Chidambaram's move comes close on the heels of rating agency Standard and Poor's saying on Tuesday that India's large fiscal deficit and the heavy debt burden were the “most significant rating constraints”. Both S&P and Moody's accord ratings just above junk status to India right now and a rating downgrade is seen to be imminent if budget deficits are not tamed.
Despite the limited time left in the current session, Chidambaram expressed the hope that all the five financial sector Bills — on banking, insurance, pension, debt recovery and anti-money laundering — would be passed in the session. He, however, reiterated that the banking Bill would not need to be referred to the standing committee on finance again as demanded by the Opposition. The contentious proposal to allow banks to trade in commodity futures was inserted by another House panel — that on food and consumer affairs, he noted.

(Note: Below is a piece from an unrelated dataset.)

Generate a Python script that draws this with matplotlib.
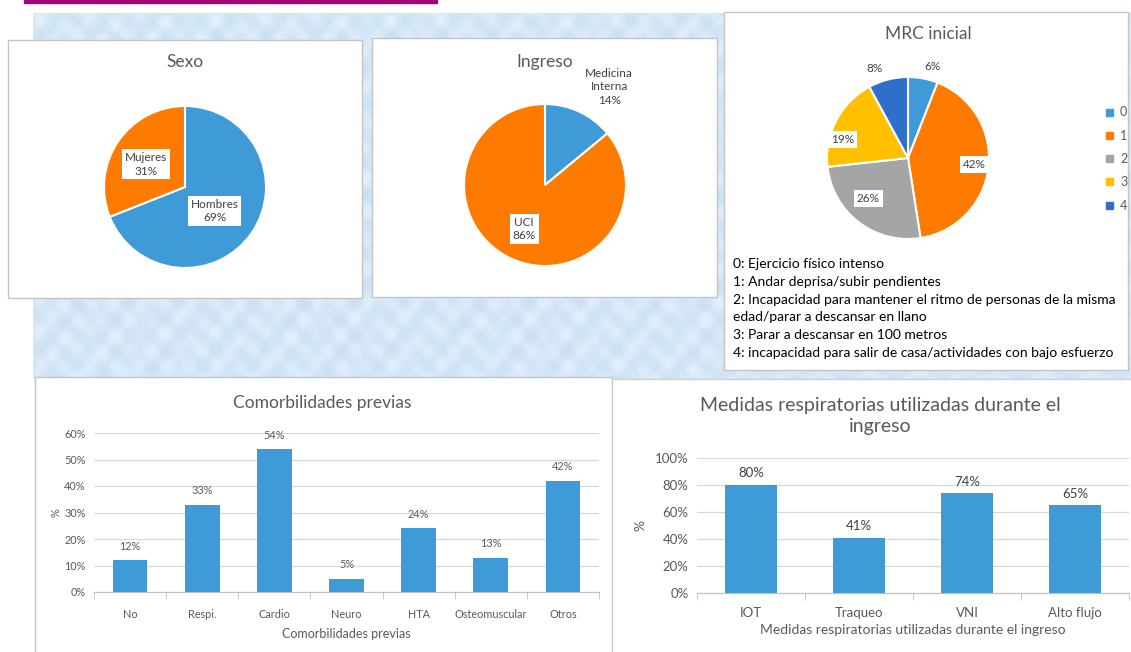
import numpy as np
import matplotlib.pyplot as plt
from matplotlib.patches import Rectangle, Patch
from matplotlib.colors import LinearSegmentedColormap

W, H = 1131, 652

# --- data ---
sexo_labels = ["Hombres", "Mujeres"]
sexo_values = [69, 31]

ingreso_labels = ["Medicina\nInterna", "UCI"]
ingreso_values = [14, 86]

mrc_labels = ["0", "1", "2", "3", "4"]
mrc_values = [6, 42, 26, 19, 8]
mrc_notes = [
    "0: Ejercicio físico intenso",
    "1: Andar deprisa/subir pendientes",
    "2: Incapacidad para mantener el ritmo de personas de la misma",
    "edad/parar a descansar en llano",
    "3: Parar a descansar en 100 metros",
    "4: incapacidad para salir de casa/actividades con bajo esfuerzo",
]

comorb_labels = ["No", "Respi.", "Cardio", "Neuro", "HTA", "Osteomuscular", "Otros"]
comorb_values = [12, 33, 54, 5, 24, 13, 42]

resp_labels = ["IOT", "Traqueo", "VNI", "Alto flujo"]
resp_values = [80, 41, 74, 65]

# --- style ---
BLUE = "#3f9bd8"
ORANGE = "#ff7b00"
GRAY = "#a5a5a5"
GOLD = "#ffc000"
DARKBLUE = "#2f6fc9"
TXT = "#595959"
FONT = ["Lato", "DejaVu Sans"]

plt.rcParams["font.family"] = FONT


def px_axes(fig, x0, y0, x1, y1):
    """Axes from pixel box (top-left origin)."""
    return fig.add_axes([x0 / W, 1 - y1 / H, (x1 - x0) / W, (y1 - y0) / H])


fig = plt.figure(figsize=(W / 100, H / 100), dpi=100)

# background layer in pixel coordinates
bg = fig.add_axes([0, 0, 1, 1])
bg.set_xlim(0, W)
bg.set_ylim(H, 0)
bg.axis("off")

# light blue lace-like texture
gx, gy = np.meshgrid(np.arange(0, W - 33), np.arange(0, 366))
tex = (np.sin(gx / 4.0) * np.sin(gy / 5.0) + np.sin((gx + gy) / 7.0) * 0.5
       + np.cos((gx - 2 * gy) / 9.0) * 0.4)
cmap = LinearSegmentedColormap.from_list("lace", ["#c9dff3", "#d5e7f7", "#e6f1fb"])
bg.imshow(tex, cmap=cmap, extent=(33, W, 379, 13), aspect="auto", zorder=0)

# title bar strip
bg.add_patch(Rectangle((24, 0), 413, 3, color="#a0067a", zorder=1))

# panel boxes
for (x0, y0, x1, y1) in [(8, 40, 362, 298), (372, 38, 717, 297),
                         (724, 12, 1128, 370), (35, 377, 612, 660)]:
    bg.add_patch(Rectangle((x0, y0), x1 - x0, y1 - y0, facecolor="white",
                           edgecolor="#c4c4c4", lw=1.0, zorder=2))
bg.add_patch(Rectangle((612.5, 379), 530, 290, facecolor="white", edgecolor="none", zorder=2))
bg.plot([612, W], [379, 379], color="#cfcfcf", lw=1.0, zorder=2)

box = dict(boxstyle="square,pad=0.25", fc="white", ec="none")


def draw_pie(cx, cy, r, values, colors, labels, dists, shifts, boxed, fsize):
    ax = px_axes(fig, cx - r, cy - r, cx + r, cy + r)
    wedges, _ = ax.pie(values, colors=colors, startangle=90, counterclock=False,
                       radius=1, wedgeprops=dict(edgecolor="white", linewidth=1.5))
    ax.set_xlim(-1, 1)
    ax.set_ylim(-1, 1)
    ax.set_aspect("equal")
    for w, lab, d, s, b in zip(wedges, labels, dists, shifts, boxed):
        ang = np.deg2rad((w.theta1 + w.theta2) / 2 + s)
        ax.text(d * np.cos(ang), d * np.sin(ang), lab, ha="center", va="center",
                fontsize=fsize, color="#404040", linespacing=1.3,
                bbox=box if b else None, zorder=5)
    return wedges


# Sexo
bg.text(185, 62, "Sexo", ha="center", va="center", fontsize=12.5, color=TXT, zorder=3)
draw_pie(185, 187, 81, sexo_values, [BLUE, ORANGE],
         [f"{l}\n{v}%" for l, v in zip(sexo_labels, sexo_values)],
         [0.47, 0.56], [-5, 4], [True, True], 8.5)

# Ingreso
bg.text(545, 62, "Ingreso", ha="center", va="center", fontsize=12.5, color=TXT, zorder=3)
draw_pie(545, 185, 81, ingreso_values, [BLUE, ORANGE],
         [f"{l}\n{v}%" for l, v in zip(ingreso_labels, ingreso_values)],
         [1.45, 0.6], [-8, 0], [False, True], 8.5)

# MRC inicial
bg.text(928, 34, "MRC inicial", ha="center", va="center", fontsize=12.5, color=TXT, zorder=3)
mrc_w = draw_pie(908, 158, 81, mrc_values, [BLUE, ORANGE, GRAY, GOLD, DARKBLUE],
                 [f"{v}%" for v in mrc_values],
                 [1.17, 0.82, 0.70, 0.84, 1.18], [-4, 1, -7, 12, 6],
                 [False, True, True, True, False], 8.5)
fig.legend([Patch(color=w.get_facecolor()) for w in mrc_w], mrc_labels,
           loc="center left", bbox_to_anchor=(1095 / W, 1 - 159 / H), frameon=False,
           handlelength=0.5, handleheight=0.5, handletextpad=0.6, labelspacing=0.9,
           fontsize=9, labelcolor=TXT)
for i, line in enumerate(mrc_notes):
    bg.text(733, 264 + i * 17.8, line, ha="left", va="center", fontsize=10,
            color="black", zorder=3)


def style_bar_axis(ax, n, tick_fs):
    ax.set_xlim(-0.5, n - 0.5)
    for s in ["top", "right", "left"]:
        ax.spines[s].set_visible(False)
    ax.spines["bottom"].set_color("#bfbfbf")
    ax.grid(True, axis="y", color="#d9d9d9", lw=0.9)
    ax.set_axisbelow(True)
    ax.tick_params(axis="both", length=0, labelsize=tick_fs, labelcolor=TXT, pad=6)
    ax.set_xticks(np.arange(n + 1) - 0.5, minor=True)
    ax.tick_params(axis="x", which="minor", length=5, color="#bfbfbf")


# Comorbilidades previas
ax1 = px_axes(fig, 94, 433, 599, 592)
x1 = np.arange(len(comorb_labels))
b1 = ax1.bar(x1, comorb_values, width=0.48, color=BLUE)
ax1.set_ylim(0, 60)
ax1.set_yticks(np.arange(0, 61, 10))
ax1.set_yticklabels([f"{v}%" for v in range(0, 61, 10)])
ax1.set_xticks(x1)
ax1.set_xticklabels(comorb_labels)
style_bar_axis(ax1, len(comorb_labels), 7.8)
ax1.tick_params(axis="x", pad=12)
for rect, v in zip(b1, comorb_values):
    ax1.annotate(f"{v}%", (rect.get_x() + rect.get_width() / 2, v), xytext=(0, 6),
                 textcoords="offset points", ha="center", va="bottom",
                 fontsize=7.8, color=TXT)
ax1.set_xlabel("Comorbilidades previas", fontsize=9, color=TXT, labelpad=6)
ax1.set_ylabel("%", fontsize=8, color=TXT, labelpad=2)
bg.text(322, 403, "Comorbilidades previas", ha="center", va="center", fontsize=12.5,
        color=TXT, zorder=3)

# Medidas respiratorias
ax2 = px_axes(fig, 697, 458, 1129, 593)
x2 = np.arange(len(resp_labels))
b2 = ax2.bar(x2, resp_values, width=0.48, color=BLUE)
ax2.set_ylim(0, 100)
ax2.set_yticks(np.arange(0, 101, 20))
ax2.set_yticklabels([f"{v}%" for v in range(0, 101, 20)])
ax2.set_xticks(x2)
ax2.set_xticklabels(resp_labels)
style_bar_axis(ax2, len(resp_labels), 9.5)
ax2.tick_params(axis="x", pad=10)
for rect, v in zip(b2, resp_values):
    ax2.annotate(f"{v}%", (rect.get_x() + rect.get_width() / 2, v), xytext=(0, 4),
                 textcoords="offset points", ha="center", va="bottom",
                 fontsize=9.5, color="#404040")
ax2.set_xlabel("Medidas respiratorias utilizadas durante el ingreso", fontsize=10,
               color=TXT, labelpad=4)
ax2.set_ylabel("%", fontsize=10, color=TXT, labelpad=6)
bg.text(880, 416, "Medidas respiratorias utilizadas durante el\ningreso", ha="center",
        va="center", fontsize=14, color=TXT, linespacing=1.3, zorder=3)

fig.savefig("out.png", dpi=100)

The minister promised to discuss the insurance Bill with the Opposition again on Saturday to iron out differences. The Bill seeks to raise the foreign investment cap from 26% to 49%. FE had earlier reported that a consensus formula being worked out in this regard could be to retain the foreign direct investment limit at 26% and allow foreign institutional investors to take up 23% on top of it.
The Banking Laws (Amendment) Bill among other things seeks to give the Reserve Bank of India the power to supersede bank boards, a precondition set by the central bank for issuing new bank licences. The passing of the Bill would also encourage domestic and foreign private investors because the voting rights of shareholders of private banks is proposed to be hiked to 26% from 10% and that in the case of nationalised banks from 1% to 10%. The proposed larger say in management is expected to spur private investment – domestic and foreign – in the Indian banking industry.
Renewed hopes that the banking Bill could be passed in the current session saw a surge in the stocks of non-banking financial companies that are tipped to be among the new bank licensees – L&T Finance Holdings, Mahindra & Mahindra Financial Services and Reliance Capital – on Wednesday.
Amid the gloom, the industrial production data for October denoting an 8.2% annual growth, contrasting with negative growth reported in five out of the first seven months of the fiscal – brought some cheer. While Chidambaram said the data indicated “green shoots in the economy”, many analysts saw it as a sign that the economy has finally turned the corner. The surge in the index of industrial production (IIP) was, however, enabled by the Diwali spending spree and a low base – the index had contracted by 5% in October 2011 and, hence, many discounted it as an “optical illusion” and drew attention to the high volatility of the IIP data.
The finance minister also said the growth in direct tax receipts in April-November was satisfactory. While the gross direct tax collection grew a modest 7.14% during the period to Rs 3,25,696 crore, net receipts showed a 15.04% jump to Rs.2,70,731 crore, suggesting lesser refunds during the period from a year ago.